Red colored, and to change the subject, asked, "What about Hampden?
Didn't I see him go down just before I caught it?"
"Yes. Flamer. Poor devil!"
To Red's mind came the picture of Siddons, fleeing from the field of action a few minutes before the tragic death of the only man in the squadron who really called him friend. Friend, indeed!
"I suppose Siddons is still on top," McGee said, somewhat bitterly. "His kind never get it."
A troubled look spread over Larkin's face. "You know," he began slowly, "none of us can figure out that fellow. He didn't get back to the squadron that day until just at dark. The news of Hampden's death seemed to daze him, but he didn't say a word. Two days later he left the squadron, and we thought he was gone for good--grounded for keeps or sent home. But yesterday he turned up again, big as life. If Cowan is displeased, he doesn't show it. We can't figure it out."
"I can!" McGee flared, then suddenly remembered that Cowan had charged him with absolute secrecy concerning the discoveries he had made.

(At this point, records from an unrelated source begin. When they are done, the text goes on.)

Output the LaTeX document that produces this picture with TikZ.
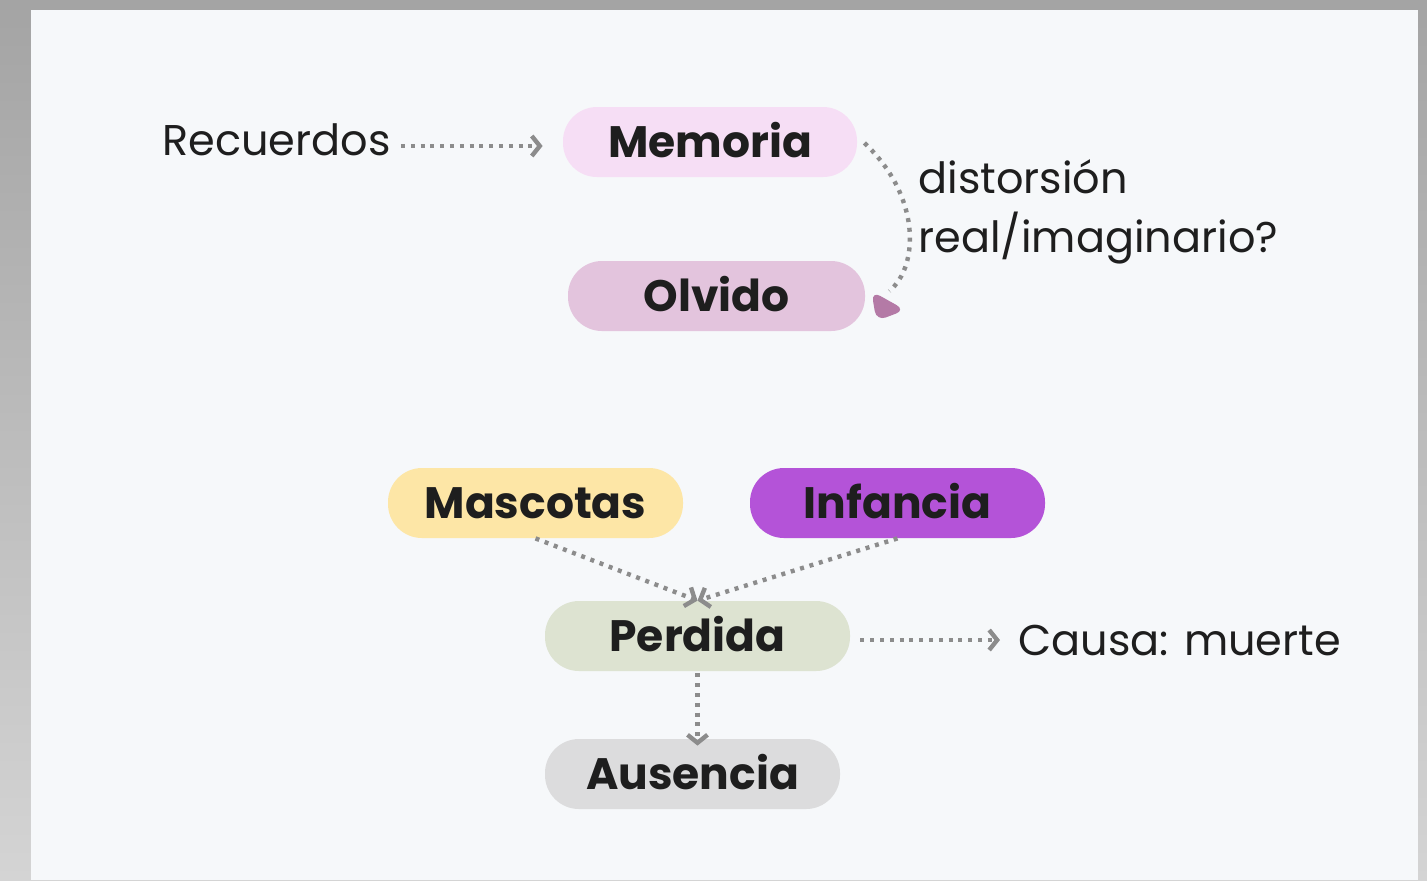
\documentclass[tikz,border=0pt]{standalone}
\usepackage{fontspec}
\setmainfont{Poppins}
\usetikzlibrary{arrows.meta,calc}
\definecolor{card}{HTML}{F6F8FA}
\definecolor{ink}{HTML}{1E1E1E}
\definecolor{dotgray}{HTML}{8C8C8C}
\definecolor{cMem}{HTML}{F6DEF5}
\definecolor{cOlv}{HTML}{E3C4DD}
\definecolor{cMas}{HTML}{FDE6A6}
\definecolor{cInf}{HTML}{B453D8}
\definecolor{cPer}{HTML}{DDE3D1}
\definecolor{cAus}{HTML}{DCDCDD}
\definecolor{cTip}{HTML}{B47AA6}
\definecolor{marbleTop}{HTML}{A4A4A4}
\definecolor{marbleBot}{HTML}{D4D4D4}
\begin{document}
\begin{tikzpicture}[x=0.5pt,y=-0.5pt,
  pill/.style={rounded corners=17pt, minimum height=35pt, inner sep=0pt,
    font=\fontsize{22}{28}\selectfont\bfseries, text=ink,
    text height=15.5pt, text depth=0pt},
  lbl/.style={inner sep=0pt, font=\fontsize{21.5}{28}\selectfont, text=ink},
  dotline/.style={draw=dotgray, line width=2.2pt, dash pattern=on 2pt off 2.9pt},
  chev/.style={-{Straight Barb[length=4pt,width=10pt,line width=2.2pt]}}
]
% background
\useasboundingbox (0,0) rectangle (1427,880);
\shade[top color=marbleTop, bottom color=marbleBot] (0,0) rectangle (1427,880);
\fill[card] (31,10) rectangle (1418,880);

% upper nodes
\node[pill, fill=cMem, minimum width=147pt] (mem) at (710,142) {Memoria};
\node[pill, fill=cOlv, minimum width=148.5pt] (olv) at (716.5,296) {Olvido};
\node[lbl, anchor=base west] (rec) at (162,155) {Recuerdos};
\node[lbl, anchor=base west] (dist1) at (918,193) {distorsión};
\node[lbl, anchor=base west] (dist2) at (918,252) {real/imaginario?};

% lower nodes
\node[pill, fill=cMas, minimum width=147.5pt] (mas) at (535.5,503) {Mascotas};
\node[pill, fill=cInf, minimum width=147.5pt] (inf) at (897.5,503) {Infancia};
\node[pill, fill=cPer, minimum width=152.5pt] (per) at (697.5,636) {Perdida};
\node[pill, fill=cAus, minimum width=147.5pt] (aus) at (692.5,774) {Ausencia};
\node[lbl, anchor=base west] (cau) at (1018,655) {Causa: muerte};

% connectors
\coordinate (recEnd) at ($(mem.west)+(-20,4)$);
\coordinate (recStart) at ($(rec.east)+(10,0)$);
\draw[dotline, chev] (recStart |- recEnd) -- (recEnd);
\coordinate (mstart) at ($(mem.east)+(7,1)$);
\coordinate (mend) at ($(olv.east)+(24,-5)$);
\draw[dotline] (mstart) .. controls (920,195) and (920,265) .. (mend);
\fill[cTip, rounded corners=5pt] ($(olv.east)+(6,-5)$) -- ($(olv.east)+(11,25)$) -- ($(olv.east)+(40,14)$) -- cycle;

\draw[dotline, chev] (mas.south) -- (per.north);
\draw[dotline, chev] (inf.south) -- (per.north);
\draw[dotline, chev] ($(per.south)+(0,2)$) -- ($(per.south |- aus.north)+(0,7)$);
\coordinate (cauEnd) at ($(cau.west)+(-18,0)$);
\coordinate (perStart) at ($(per.east)+(10,0)$);
\draw[dotline, chev] (perStart |- cauEnd) -- (cauEnd);
\end{tikzpicture}
\end{document}
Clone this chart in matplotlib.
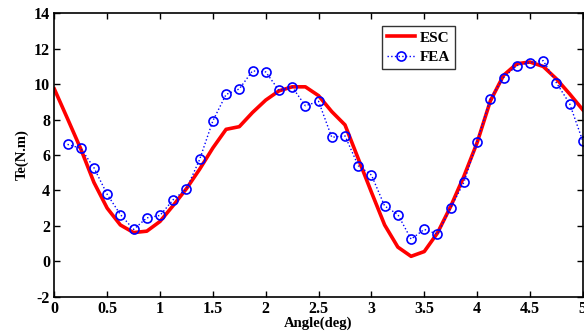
import matplotlib
matplotlib.use('Agg')
import matplotlib.pyplot as plt
import numpy as np

plt.rcParams['font.family'] = ['Liberation Serif', 'DejaVu Serif']
plt.rcParams['font.weight'] = 'bold'
plt.rcParams['axes.unicode_minus'] = False

# ESC (red line), sampled every 0.125 deg
esc_angle = np.arange(0, 5.0001, 0.125)
esc_te = [9.73, 8.05, 6.35, 4.45, 3.0, 2.05, 1.62, 1.7, 2.25, 3.15,
          4.1, 5.2, 6.4, 7.45, 7.6, 8.4, 9.1, 9.62, 9.85, 9.85,
          9.35, 8.45, 7.7, 5.8, 3.9, 2.05, 0.8, 0.28, 0.55, 1.6,
          3.1, 4.8, 6.7, 9.05, 10.5, 11.15, 11.25, 11.0, 10.3, 9.45,
          8.55]

# FEA (blue circles)
fea_angle = np.arange(0.125, 5.0001, 0.125)
fea_te = [6.6, 6.38, 5.28, 3.78, 2.64, 1.8, 2.45, 2.59, 3.48, 4.08,
          5.75, 7.93, 9.42, 9.73, 10.75, 10.69, 9.65, 9.84, 8.78, 9.03,
          7.0, 7.08, 5.4, 4.87, 3.12, 2.64, 1.25, 1.8, 1.53, 3.02,
          4.46, 6.76, 9.18, 10.37, 11.05, 11.22, 11.33, 10.08, 8.9, 6.78]

fig = plt.figure(figsize=(5.84, 3.33), dpi=100)
ax = fig.add_axes([0.093, 0.109, 0.905, 0.851])

ax.plot(esc_angle, esc_te, color='red', lw=2.6, label='ESC')
ax.plot(fea_angle, fea_te, color='blue', lw=1.0, ls=':', marker='o',
        markersize=6.5, markerfacecolor='none', markeredgewidth=1.2, label='FEA')

ax.set_xlim(0, 5)
ax.set_ylim(-2, 14)
ax.set_xticks(np.arange(0, 5.01, 0.5))
ax.set_xticklabels(['0', '0.5', '1', '1.5', '2', '2.5', '3', '3.5', '4', '4.5', '5'])
ax.set_yticks(np.arange(-2, 14.1, 2))
ax.tick_params(direction='in', top=True, right=True, labelsize=11.5, length=4, width=1, pad=3)
for lbl in ax.get_xticklabels() + ax.get_yticklabels():
    lbl.set_fontweight('bold')
for s in ax.spines.values():
    s.set_linewidth(1.2)

ax.set_xlabel('Angle(deg)', fontsize=10.5, fontweight='bold', labelpad=0)
ax.set_ylabel('Te(N.m)', fontsize=10.5, fontweight='bold', labelpad=4)

leg = ax.legend(loc='upper left', bbox_to_anchor=(0.62, 0.956), borderaxespad=0,
                fontsize=11, frameon=True, fancybox=False, edgecolor='black',
                handlelength=1.8, borderpad=0.35, labelspacing=0.35, handletextpad=0.3)
leg.get_frame().set_linewidth(1.0)
for t in leg.get_texts():
    t.set_fontweight('bold')

fig.savefig('out.png', dpi=100)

"Well then, what's the dope?" Larkin asked.
"Oh, he's got a heavy drag somewhere," Red replied, remembering that he had pa.s.sed his word to Major Cowan. "What about Hank Porter?" he asked, to shift the subject.
Larkin shook his head, dismally. "Another one of Herzmann's Circus filled him full of lead, but he tooled his ship back home before he fainted from loss of blood. He's in a hospital for the rest of the war.
May never walk again."
McGee decided to do no more roll calling for the day. It was altogether too depressing. For a while they talked of lighter, commonplace things and then fell into that understanding silence that is possible only with those whose friendship is so firmly fixed that words add little to their communion.
Watching the swans that moved around the central fountain in stately procession, McGee fell to thinking how little those lovely creatures knew of tragedy and sorrow. Theirs was a world secure in beauty, unmarred by the things which man brings upon himself, and this was true because they knew nothing of avarice or grasping greed. Could it be that man, in all his pride, was one of the least sensible of G.o.d's creatures?